Poesie

Schon im alten Babylon wurde die Klage erhoben, alle poetischen Themen seien schon verbraucht.

Schon im alten Babylon wurde die Klage erhoben, alle poetischen Themen seien schon verbraucht. Es sei vielleicht bald nicht mehr möglich, noch ein poetisches Thema zu finden. 

Diese Befürchtung hat sich als falsch erwiesen. Die Poeten haben seit der babylonischen Zeit, eine erstaunliche Anzahl neuer und großer Werke hervorgebracht. Die Literatur ist so angewachsen, dass die Bibliotheken und Archive überquellen. Für die Befürchtung, dass es eines Tages einen Themennotstand geben könnte, dass nur noch Wiederholungen möglich sind, gibt es keinen Grund. 

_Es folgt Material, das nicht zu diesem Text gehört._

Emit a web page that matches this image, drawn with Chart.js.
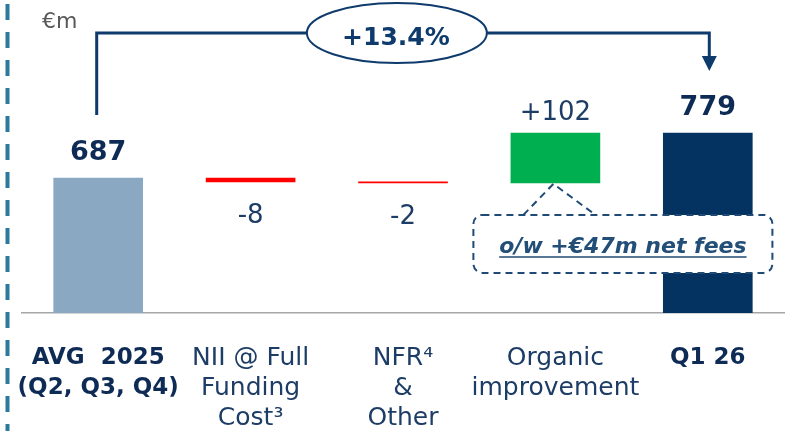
<!DOCTYPE html>
<html>
<head>
<meta charset="utf-8">
<script src="https://cdn.jsdelivr.net/npm/chart.js@4/dist/chart.umd.min.js"></script>
<style>
    html, body { margin: 0; padding: 0; background: #fff; }
    #wrap { position: relative; width: 787px; height: 431px; }
</style>
</head>
<body>
<div id="wrap"><canvas id="nii-bridge"></canvas></div>
<script>
// NII bridge, avg 2025 -> Q1 26 (EUR m)
const categories = [
    ['AVG  2025', '(Q2, Q3, Q4)'],
    ['NII @ Full', 'Funding', 'Cost³'],
    ['NFR⁴', '&', 'Other'],
    ['Organic', 'improvement'],
    ['Q1 26']
];
const steps = [687, -8, -2, 102, 779];
const isTotal = [true, false, false, false, true];
const valueLabels = ['687', '-8', '-2', '+102', '779'];
const growthLabel = '+13.4%';
const noteLabel = 'o/w +€47m net fees';
const unitLabel = '€m';
const axisMin = 411;
const axisMax = 1010;

const FONT = '"DejaVu Sans", sans-serif';
const NAVY = '#0E3B6C';
const barColors = ['#8BA8C3', '#FF0000', '#FF0000', '#00B050', '#053361'];

// floating bars for the waterfall
let running = 0;
const ranges = steps.map((v, i) => {
    if (isTotal[i]) {
        running = v;
        return [axisMin, v];
    }
    const from = running;
    running += v;
    return [Math.min(from, running), Math.max(from, running)];
});

const bridgeDecor = {
    id: 'bridgeDecor',
    beforeDraw(chart) {
        const ctx = chart.ctx;
        ctx.save();
        // left dashed rule
        ctx.strokeStyle = '#2B7A9E';
        ctx.lineWidth = 4;
        ctx.setLineDash([16, 12]);
        ctx.beginPath();
        ctx.moveTo(7.5, 4);
        ctx.lineTo(7.5, chart.height);
        ctx.stroke();
        ctx.setLineDash([]);
        // unit
        ctx.fillStyle = '#595959';
        ctx.font = '22px ' + FONT;
        ctx.textAlign = 'left';
        ctx.textBaseline = 'alphabetic';
        ctx.fillText(unitLabel, 42, 28);
        ctx.restore();
    },
    afterDatasetsDraw(chart) {
        const ctx = chart.ctx;
        const bars = chart.getDatasetMeta(0).data;
        ctx.save();
        ctx.textAlign = 'center';
        ctx.textBaseline = 'alphabetic';

        // value labels
        bars.forEach((bar, i) => {
            if (isTotal[i]) {
                ctx.font = 'bold 27px ' + FONT;
                ctx.fillStyle = '#0D2B55';
                ctx.fillText(valueLabels[i], bar.x, bar.y - 18);
            } else if (steps[i] < 0) {
                ctx.font = '26px ' + FONT;
                ctx.fillStyle = '#1E3D66';
                ctx.fillText(valueLabels[i], bar.x, bar.base + 41);
            } else {
                ctx.font = '26px ' + FONT;
                ctx.fillStyle = '#1E3D66';
                ctx.fillText(valueLabels[i], bar.x, bar.y - 13);
            }
        });

        // growth bracket with arrow
        const first = bars[0], last = bars[bars.length - 1];
        const lx = first.x - 1.5, rx = last.x + 1.5;
        const topY = chart.chartArea.top + 13;
        ctx.strokeStyle = NAVY;
        ctx.fillStyle = NAVY;
        ctx.lineWidth = 3;
        ctx.beginPath();
        ctx.moveTo(lx, first.y - 63);
        ctx.lineTo(lx, topY);
        ctx.lineTo(rx, topY);
        ctx.lineTo(rx, last.y - 76);
        ctx.stroke();
        ctx.beginPath();
        ctx.moveTo(rx - 7.5, last.y - 77);
        ctx.lineTo(rx + 7.5, last.y - 77);
        ctx.lineTo(rx, last.y - 62);
        ctx.closePath();
        ctx.fill();

        const ex = lx + (rx - lx) * 0.49;
        ctx.beginPath();
        ctx.ellipse(ex, topY, 90, 30, 0, 0, Math.PI * 2);
        ctx.fillStyle = '#fff';
        ctx.fill();
        ctx.lineWidth = 2;
        ctx.stroke();
        ctx.fillStyle = NAVY;
        ctx.font = 'bold 25px ' + FONT;
        ctx.fillText(growthLabel, ex - 1, topY + 12);

        // net fees callout under the organic bar
        const g = bars[3];
        const bx0 = g.x - 82, bx1 = g.x + 217;
        const by0 = g.base + 32, by1 = g.base + 90;
        ctx.strokeStyle = '#1F4A75';
        ctx.lineWidth = 2;
        ctx.setLineDash([7, 5]);
        ctx.beginPath();
        ctx.moveTo(g.x - 32, by0);
        ctx.lineTo(g.x - 2, g.base + 1);
        ctx.lineTo(g.x + 40, by0);
        ctx.stroke();
        ctx.beginPath();
        ctx.roundRect(bx0, by0, bx1 - bx0, by1 - by0, 9);
        ctx.fillStyle = '#fff';
        ctx.fill();
        ctx.stroke();
        ctx.setLineDash([]);

        const tx = (bx0 + bx1) / 2, ty = by0 + 38;
        ctx.font = 'italic bold 22px ' + FONT;
        ctx.fillStyle = '#234E78';
        ctx.fillText(noteLabel, tx, ty);
        const w = ctx.measureText(noteLabel).width;
        ctx.lineWidth = 1.5;
        ctx.beginPath();
        ctx.moveTo(tx - w / 2, ty + 4);
        ctx.lineTo(tx + w / 2, ty + 4);
        ctx.stroke();
        ctx.restore();
    }
};

new Chart(document.getElementById('nii-bridge'), {
    type: 'bar',
    data: {
        labels: categories,
        datasets: [{
            data: ranges,
            backgroundColor: barColors,
            borderWidth: 0,
            barThickness: 89
        }]
    },
    options: {
        responsive: true,
        maintainAspectRatio: false,
        animation: false,
        layout: { padding: { left: 22, right: 3, top: 20, bottom: 0 } },
        plugins: {
            legend: { display: false },
            tooltip: { enabled: false }
        },
        scales: {
            x: {
                grid: { display: false, drawTicks: false },
                border: { display: true, color: '#A6A6A6', width: 1.5 },
                ticks: {
                    padding: 30,
                    autoSkip: false,
                    maxRotation: 0,
                    color: ctx => isTotal[ctx.index] ? '#0D2B55' : '#1E3D66',
                    font: ctx => isTotal[ctx.index]
                        ? { family: FONT, size: 23, weight: 'bold', lineHeight: '30px' }
                        : { family: FONT, size: 25, lineHeight: '30px' }
                },
                // keep the label band fixed and let the labels overhang the edges
                afterFit(scale) {
                    scale.height = 118;
                    scale.paddingLeft = 0;
                    scale.paddingRight = 0;
                }
            },
            y: {
                display: false,
                min: axisMin,
                max: axisMax
            }
        }
    },
    plugins: [bridgeDecor]
});
</script>
</body>
</html>
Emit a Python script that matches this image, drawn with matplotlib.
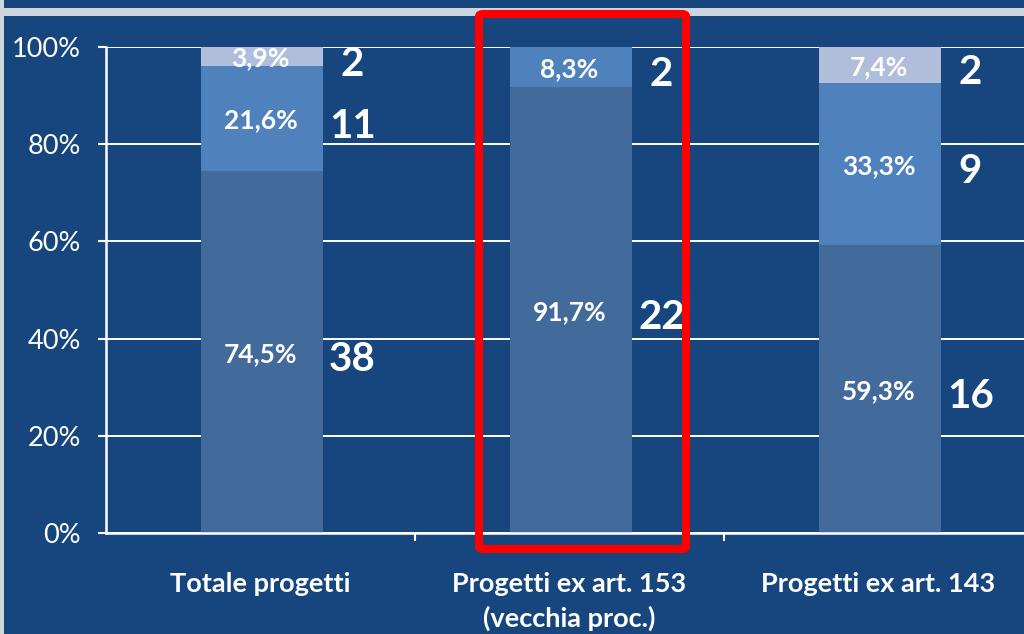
import numpy as np
import matplotlib.pyplot as plt
from matplotlib.patches import Rectangle, FancyBboxPatch

plt.rcParams['font.family'] = ['Lato', 'DejaVu Sans']

categories = ["Totale progetti", "Progetti ex art. 153\n(vecchia proc.)", "Progetti ex art. 143"]
pct_low = [74.5, 91.7, 59.3]
pct_mid = [21.6, 8.3, 33.3]
pct_top = [3.9, 0.0, 7.4]
cnt_low = [38, 22, 16]
cnt_mid = [11, 2, 9]
cnt_top = [2, None, 2]

BG = '#17467f'
colors = ['#426b9c', '#4f81bd', '#b0bedb']

fig = plt.figure(figsize=(10.24, 6.34), dpi=100, facecolor=BG)
# frame decorations
fig.patches.append(Rectangle((0, 0), 4 / 1024, 1, transform=fig.transFigure,
                             facecolor='#cdd6df', edgecolor='none', zorder=0))
fig.patches.append(Rectangle((4 / 1024, 1 - 16 / 634), 1, 8 / 634, transform=fig.transFigure,
                             facecolor='#cdd6df', edgecolor='none', zorder=0))

ax = fig.add_axes([106 / 1024, 101 / 634, 927 / 1024, 486 / 634])
ax.set_facecolor(BG)

x = np.arange(len(categories))
w = 0.395
ax.bar(x + 0.005, pct_low, w, color=colors[0], zorder=2)
ax.bar(x + 0.005, pct_mid, w, bottom=pct_low, color=colors[1], zorder=2)
ax.bar(x + 0.005, pct_top, w, bottom=np.add(pct_low, pct_mid), color=colors[2], zorder=2)

ax.set_xlim(-0.5, 2.5)
ax.set_ylim(0, 100)
ax.set_yticks(np.arange(0, 101, 20))
ax.set_yticklabels([f"{v}%" for v in range(0, 101, 20)], color='white', fontsize=19.5)
ax.yaxis.grid(True, color='white', linewidth=1.4, zorder=1)
ax.set_axisbelow(True)

ax.set_xticks([0.5, 1.5])
ax.set_xticks(x, minor=True)
ax.set_xticklabels([])
ax.set_xticklabels(categories, minor=True, color='white', fontsize=19.5,
                   fontweight='bold', linespacing=1.45)
ax.tick_params(axis='x', which='major', direction='out', length=6, width=1.5, color='white')
ax.tick_params(axis='x', which='minor', length=0, pad=28)
ax.tick_params(axis='y', direction='out', length=6, width=1.5, color='white', pad=12)

for s in ['top', 'right']:
    ax.spines[s].set_visible(False)
for s in ['left', 'bottom']:
    ax.spines[s].set_color('white')
    ax.spines[s].set_linewidth(1.8)

def label(i, base, val, cnt):
    if not val:
        return
    yc = base + val / 2
    ax.text(x[i], yc - 0.4, f"{val:.1f}%".replace('.', ','), ha='center', va='center',
            color='white', fontsize=19, fontweight='bold', zorder=3)
    ax.text(x[i] + w / 2 + 0.1, yc - 1.6, str(cnt), ha='center', va='center',
            color='white', fontsize=29, fontweight='bold', zorder=3)

for i in range(len(categories)):
    label(i, 0, pct_low[i], cnt_low[i])
    label(i, pct_low[i], pct_mid[i], cnt_mid[i])
    label(i, pct_low[i] + pct_mid[i], pct_top[i], cnt_top[i])

# highlight box
fig.patches.append(FancyBboxPatch((479 / 1024, 85 / 634), 207 / 1024, 535 / 634,
                                  boxstyle='round,pad=0,rounding_size=0.004',
                                  transform=fig.transFigure, facecolor='none',
                                  edgecolor='#ff0000', linewidth=5.8, zorder=5))

fig.savefig('out.png', dpi=100, facecolor=BG)
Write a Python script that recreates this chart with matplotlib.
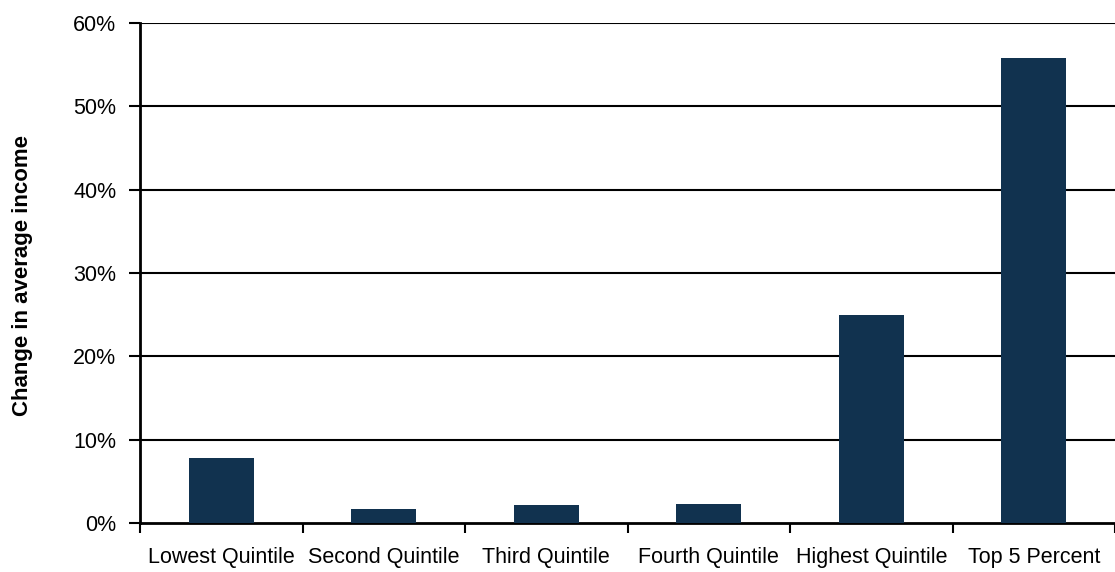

Es gibt in der Literatur wohl kein Thema, das noch nie aufgegriffen wurde. Die Themen Liebe, Gerechtigkeit und Glück, die Themen Sehnsucht, Leid und Schuld, werden immer Themen sein, die Poeten zur Gestaltung reizen. Das total neue Thema gibt es nicht. Alles wurde schon einmal gedacht. Goethe bemerkt dazu in seinen Maximen und Reflexionen: „Alles Gescheite ist schon gedacht worden.“ Der Poet kann nur versuchen, dem eine neue Form zu geben.
Er greift zu dem, was die Menschen immer bewegte und bewegt und tut oft weiter nichts weiter, als schlummernde Gedanken, zu wecken oder aufzuschrecken. Weil aber jeder dieselbe Erkenntnis anders verarbeitet und dasselbe Erlebnis auf eine andere und seine Weise erlebt, kommt etwas anderes dabei heraus.

Die Literatur wird mit den alten Themen nie an ein Ende kommen, weil es nicht möglich ist, ein Thema auszuschöpfen. Auch wenn der Dichter das, was schon einmal gedacht wurde, noch einmal denkt, bleibt ihm ein weiter Gestaltungsspielraum. 

In der Poesie geht es nicht darum, Neues zu entdecken, sondern um die neue Sicht. Dasselbe Goethe- oder Shakespearestück bekommt darum auf jeder Bühne, derselbe Romanstoff durch jeden Autor ein anderes Gesicht.